A Spin-Photon Interface in the Telecom C-Band with Long Hole Spin Dephasing Time
Johannes M. Michl, Reza Hekmati, Mohamed Helal, Giora Peniakov, Yorick Reum, Jochen Kaupp, Quirin Buchinger, Jaewon Kim, Andreas T. Pfenning, Yong-Hoon Cho, Sven Höfling, Tobias Huber-Loyola
TL;DR
The work addresses the challenge of building a spin–photon interface in the telecom C-band by integrating InAs/InAlGaAs quantum dots into a deterministically placed circular Bragg grating. It characterizes the system with polarization-resolved spectroscopy to extract electron and hole g-factors, and demonstrates long-lived ground-state hole-spin coherence via both continuous-wave and pulsed two-photon correlation measurements, yielding $T_{2}^{*}$ around 16 ns. The combination of a telecom-emitting quantum dot, cavity-enhanced emission, and heralded spin readout achieves the longest reported pure dephasing time for telecom QD spins to date, advancing prospects for scalable spin–photon networks and cluster-state generation.

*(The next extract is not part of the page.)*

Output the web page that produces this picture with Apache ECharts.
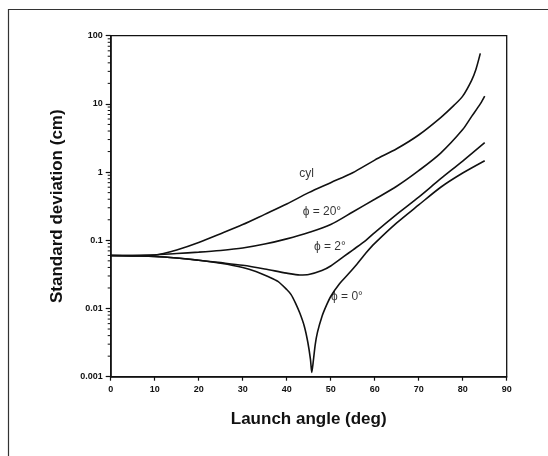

The results lay groundwork for more complex spin-control protocols and integration with silicon photonics in quantum communication architectures.
Abstract
Matter qubits that maintain coherence over extended timescales are essential for many pursued applications in quantum communication and quantum computing. Significant progress has already been made on extending coherence times of spins in semiconductor quantum dots while interfacing them with photons in the near-infrared wavelength range. However, similar results for quantum dots emitting at the telecom range, crucial for many applications, have so far lagged behind. Here, we report on InAs/InAlGaAs quantum dots integrated in a deterministically placed circular Bragg grating emitting at $1.55\,μ\mathrm{m}$. We quantify the g-factors of electrons and holes from polarization-resolved measurements of a positive trion in an in-plane magnetic field and study the dynamics of the ground-state hole spin qubit. We then herald the hole spin in a pulsed two-photon correlation measurement and determine its inhomogeneous dephasing time to $T_{2}^{*}=(15.9 \pm 1.7)$ ns.